▸ Aim: Output all the data exactly. Pictures do not belong in the copy.

▸ Data provided:

· · · ·

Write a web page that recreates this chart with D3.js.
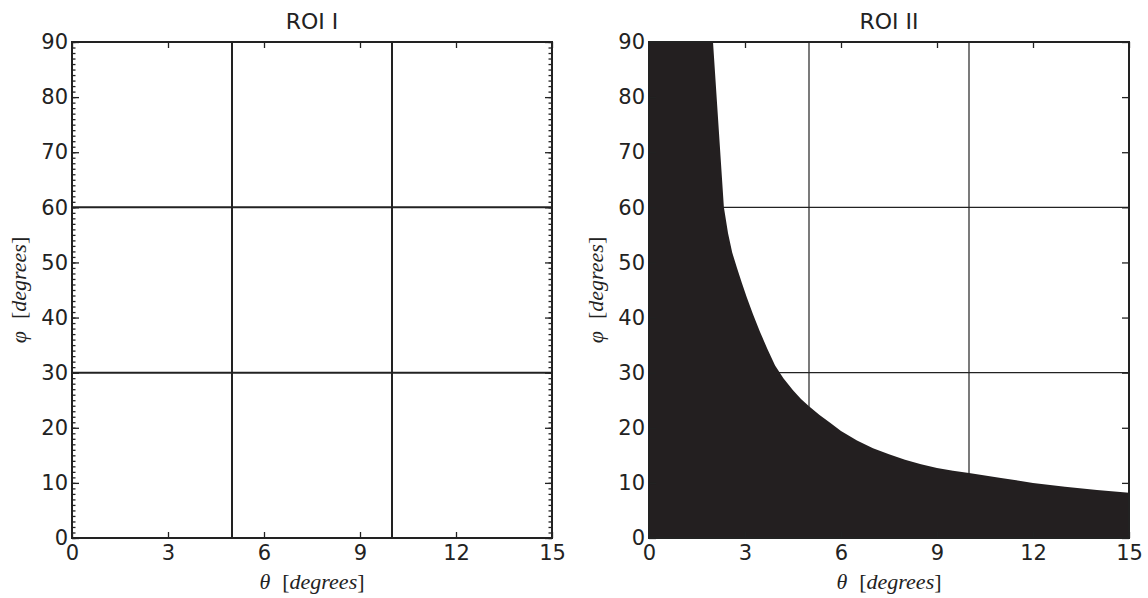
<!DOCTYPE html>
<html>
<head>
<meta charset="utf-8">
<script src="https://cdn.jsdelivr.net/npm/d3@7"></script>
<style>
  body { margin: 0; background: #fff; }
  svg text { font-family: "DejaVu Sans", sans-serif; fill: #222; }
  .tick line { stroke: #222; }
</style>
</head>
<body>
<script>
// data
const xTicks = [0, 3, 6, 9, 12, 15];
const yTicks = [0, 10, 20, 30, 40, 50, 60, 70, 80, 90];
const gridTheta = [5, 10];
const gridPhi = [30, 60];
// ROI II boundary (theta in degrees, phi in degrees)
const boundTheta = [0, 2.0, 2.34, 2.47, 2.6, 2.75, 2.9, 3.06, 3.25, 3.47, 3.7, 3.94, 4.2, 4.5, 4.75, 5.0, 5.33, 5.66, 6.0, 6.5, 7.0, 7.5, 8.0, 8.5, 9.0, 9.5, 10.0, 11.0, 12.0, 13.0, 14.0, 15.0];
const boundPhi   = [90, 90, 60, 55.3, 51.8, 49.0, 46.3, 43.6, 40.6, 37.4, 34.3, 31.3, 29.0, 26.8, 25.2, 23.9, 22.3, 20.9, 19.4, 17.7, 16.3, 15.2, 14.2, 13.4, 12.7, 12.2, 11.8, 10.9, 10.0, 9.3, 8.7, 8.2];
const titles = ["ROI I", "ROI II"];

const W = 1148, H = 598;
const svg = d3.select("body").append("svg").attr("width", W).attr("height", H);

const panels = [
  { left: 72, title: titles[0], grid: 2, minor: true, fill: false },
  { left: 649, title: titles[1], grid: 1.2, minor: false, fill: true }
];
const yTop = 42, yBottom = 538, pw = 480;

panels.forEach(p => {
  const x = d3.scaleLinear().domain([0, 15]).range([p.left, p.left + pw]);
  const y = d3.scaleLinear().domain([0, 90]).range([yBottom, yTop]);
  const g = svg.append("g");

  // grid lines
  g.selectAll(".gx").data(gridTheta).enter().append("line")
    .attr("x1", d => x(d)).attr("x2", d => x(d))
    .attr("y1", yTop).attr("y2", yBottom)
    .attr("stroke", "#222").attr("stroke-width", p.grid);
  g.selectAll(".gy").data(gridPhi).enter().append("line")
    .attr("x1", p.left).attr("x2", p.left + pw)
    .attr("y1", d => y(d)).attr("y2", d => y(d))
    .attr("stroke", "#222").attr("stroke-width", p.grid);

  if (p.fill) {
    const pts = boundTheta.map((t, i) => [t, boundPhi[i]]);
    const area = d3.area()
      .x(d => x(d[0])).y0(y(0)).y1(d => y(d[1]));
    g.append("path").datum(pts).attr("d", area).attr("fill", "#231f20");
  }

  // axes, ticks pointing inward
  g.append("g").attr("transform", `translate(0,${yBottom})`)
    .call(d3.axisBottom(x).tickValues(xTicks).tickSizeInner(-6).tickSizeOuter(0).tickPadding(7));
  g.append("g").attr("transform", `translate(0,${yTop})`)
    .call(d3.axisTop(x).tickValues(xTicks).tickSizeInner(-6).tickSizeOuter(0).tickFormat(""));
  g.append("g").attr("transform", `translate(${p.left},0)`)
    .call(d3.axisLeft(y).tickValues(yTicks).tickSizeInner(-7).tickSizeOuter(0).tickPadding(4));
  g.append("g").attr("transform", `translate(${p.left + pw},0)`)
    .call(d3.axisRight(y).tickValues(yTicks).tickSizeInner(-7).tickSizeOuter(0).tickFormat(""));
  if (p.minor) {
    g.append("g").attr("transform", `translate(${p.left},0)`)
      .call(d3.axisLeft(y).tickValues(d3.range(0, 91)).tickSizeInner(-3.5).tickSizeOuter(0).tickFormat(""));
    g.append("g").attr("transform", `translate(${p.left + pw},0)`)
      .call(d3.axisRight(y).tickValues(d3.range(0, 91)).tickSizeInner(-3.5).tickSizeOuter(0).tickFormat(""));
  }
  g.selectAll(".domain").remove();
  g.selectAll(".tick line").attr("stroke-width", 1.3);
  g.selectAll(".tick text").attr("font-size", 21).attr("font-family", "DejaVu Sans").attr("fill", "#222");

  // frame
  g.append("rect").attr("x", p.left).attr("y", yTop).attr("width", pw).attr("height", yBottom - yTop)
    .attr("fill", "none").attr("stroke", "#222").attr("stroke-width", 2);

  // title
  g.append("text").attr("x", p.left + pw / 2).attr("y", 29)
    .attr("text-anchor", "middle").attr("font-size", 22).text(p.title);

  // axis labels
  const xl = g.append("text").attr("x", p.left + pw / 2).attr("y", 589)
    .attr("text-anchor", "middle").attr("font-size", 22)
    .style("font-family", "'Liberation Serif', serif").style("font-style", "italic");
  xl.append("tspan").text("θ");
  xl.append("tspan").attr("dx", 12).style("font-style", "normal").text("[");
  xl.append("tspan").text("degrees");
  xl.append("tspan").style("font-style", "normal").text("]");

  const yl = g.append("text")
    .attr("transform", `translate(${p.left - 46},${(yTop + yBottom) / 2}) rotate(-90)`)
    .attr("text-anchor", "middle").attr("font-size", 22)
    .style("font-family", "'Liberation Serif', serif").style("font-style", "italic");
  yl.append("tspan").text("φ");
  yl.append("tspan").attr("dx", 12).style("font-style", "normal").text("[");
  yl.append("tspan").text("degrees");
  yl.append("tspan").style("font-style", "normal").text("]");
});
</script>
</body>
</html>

· · · ·

▸ Written answer:
Write a web page that recreates this chart with D3.js.
<!DOCTYPE html>
<html>
<head>
<meta charset="utf-8">
<script src="https://cdn.jsdelivr.net/npm/d3@7"></script>
<style>
  body { margin: 0; background: #fff; }
  svg text { font-family: "DejaVu Sans", sans-serif; fill: #222; }
  .tick line { stroke: #222; }
</style>
</head>
<body>
<script>
// data
const xTicks = [0, 3, 6, 9, 12, 15];
const yTicks = [0, 10, 20, 30, 40, 50, 60, 70, 80, 90];
const gridTheta = [5, 10];
const gridPhi = [30, 60];
// ROI II boundary (theta in degrees, phi in degrees)
const boundTheta = [0, 2.0, 2.34, 2.47, 2.6, 2.75, 2.9, 3.06, 3.25, 3.47, 3.7, 3.94, 4.2, 4.5, 4.75, 5.0, 5.33, 5.66, 6.0, 6.5, 7.0, 7.5, 8.0, 8.5, 9.0, 9.5, 10.0, 11.0, 12.0, 13.0, 14.0, 15.0];
const boundPhi   = [90, 90, 60, 55.3, 51.8, 49.0, 46.3, 43.6, 40.6, 37.4, 34.3, 31.3, 29.0, 26.8, 25.2, 23.9, 22.3, 20.9, 19.4, 17.7, 16.3, 15.2, 14.2, 13.4, 12.7, 12.2, 11.8, 10.9, 10.0, 9.3, 8.7, 8.2];
const titles = ["ROI I", "ROI II"];

const W = 1148, H = 598;
const svg = d3.select("body").append("svg").attr("width", W).attr("height", H);

const panels = [
  { left: 72, title: titles[0], grid: 2, minor: true, fill: false },
  { left: 649, title: titles[1], grid: 1.2, minor: false, fill: true }
];
const yTop = 42, yBottom = 538, pw = 480;

panels.forEach(p => {
  const x = d3.scaleLinear().domain([0, 15]).range([p.left, p.left + pw]);
  const y = d3.scaleLinear().domain([0, 90]).range([yBottom, yTop]);
  const g = svg.append("g");

  // grid lines
  g.selectAll(".gx").data(gridTheta).enter().append("line")
    .attr("x1", d => x(d)).attr("x2", d => x(d))
    .attr("y1", yTop).attr("y2", yBottom)
    .attr("stroke", "#222").attr("stroke-width", p.grid);
  g.selectAll(".gy").data(gridPhi).enter().append("line")
    .attr("x1", p.left).attr("x2", p.left + pw)
    .attr("y1", d => y(d)).attr("y2", d => y(d))
    .attr("stroke", "#222").attr("stroke-width", p.grid);

  if (p.fill) {
    const pts = boundTheta.map((t, i) => [t, boundPhi[i]]);
    const area = d3.area()
      .x(d => x(d[0])).y0(y(0)).y1(d => y(d[1]));
    g.append("path").datum(pts).attr("d", area).attr("fill", "#231f20");
  }

  // axes, ticks pointing inward
  g.append("g").attr("transform", `translate(0,${yBottom})`)
    .call(d3.axisBottom(x).tickValues(xTicks).tickSizeInner(-6).tickSizeOuter(0).tickPadding(7));
  g.append("g").attr("transform", `translate(0,${yTop})`)
    .call(d3.axisTop(x).tickValues(xTicks).tickSizeInner(-6).tickSizeOuter(0).tickFormat(""));
  g.append("g").attr("transform", `translate(${p.left},0)`)
    .call(d3.axisLeft(y).tickValues(yTicks).tickSizeInner(-7).tickSizeOuter(0).tickPadding(4));
  g.append("g").attr("transform", `translate(${p.left + pw},0)`)
    .call(d3.axisRight(y).tickValues(yTicks).tickSizeInner(-7).tickSizeOuter(0).tickFormat(""));
  if (p.minor) {
    g.append("g").attr("transform", `translate(${p.left},0)`)
      .call(d3.axisLeft(y).tickValues(d3.range(0, 91)).tickSizeInner(-3.5).tickSizeOuter(0).tickFormat(""));
    g.append("g").attr("transform", `translate(${p.left + pw},0)`)
      .call(d3.axisRight(y).tickValues(d3.range(0, 91)).tickSizeInner(-3.5).tickSizeOuter(0).tickFormat(""));
  }
  g.selectAll(".domain").remove();
  g.selectAll(".tick line").attr("stroke-width", 1.3);
  g.selectAll(".tick text").attr("font-size", 21).attr("font-family", "DejaVu Sans").attr("fill", "#222");

  // frame
  g.append("rect").attr("x", p.left).attr("y", yTop).attr("width", pw).attr("height", yBottom - yTop)
    .attr("fill", "none").attr("stroke", "#222").attr("stroke-width", 2);

  // title
  g.append("text").attr("x", p.left + pw / 2).attr("y", 29)
    .attr("text-anchor", "middle").attr("font-size", 22).text(p.title);

  // axis labels
  const xl = g.append("text").attr("x", p.left + pw / 2).attr("y", 589)
    .attr("text-anchor", "middle").attr("font-size", 22)
    .style("font-family", "'Liberation Serif', serif").style("font-style", "italic");
  xl.append("tspan").text("θ");
  xl.append("tspan").attr("dx", 12).style("font-style", "normal").text("[");
  xl.append("tspan").text("degrees");
  xl.append("tspan").style("font-style", "normal").text("]");

  const yl = g.append("text")
    .attr("transform", `translate(${p.left - 46},${(yTop + yBottom) / 2}) rotate(-90)`)
    .attr("text-anchor", "middle").attr("font-size", 22)
    .style("font-family", "'Liberation Serif', serif").style("font-style", "italic");
  yl.append("tspan").text("φ");
  yl.append("tspan").attr("dx", 12).style("font-style", "normal").text("[");
  yl.append("tspan").text("degrees");
  yl.append("tspan").style("font-style", "normal").text("]");
});
</script>
</body>
</html>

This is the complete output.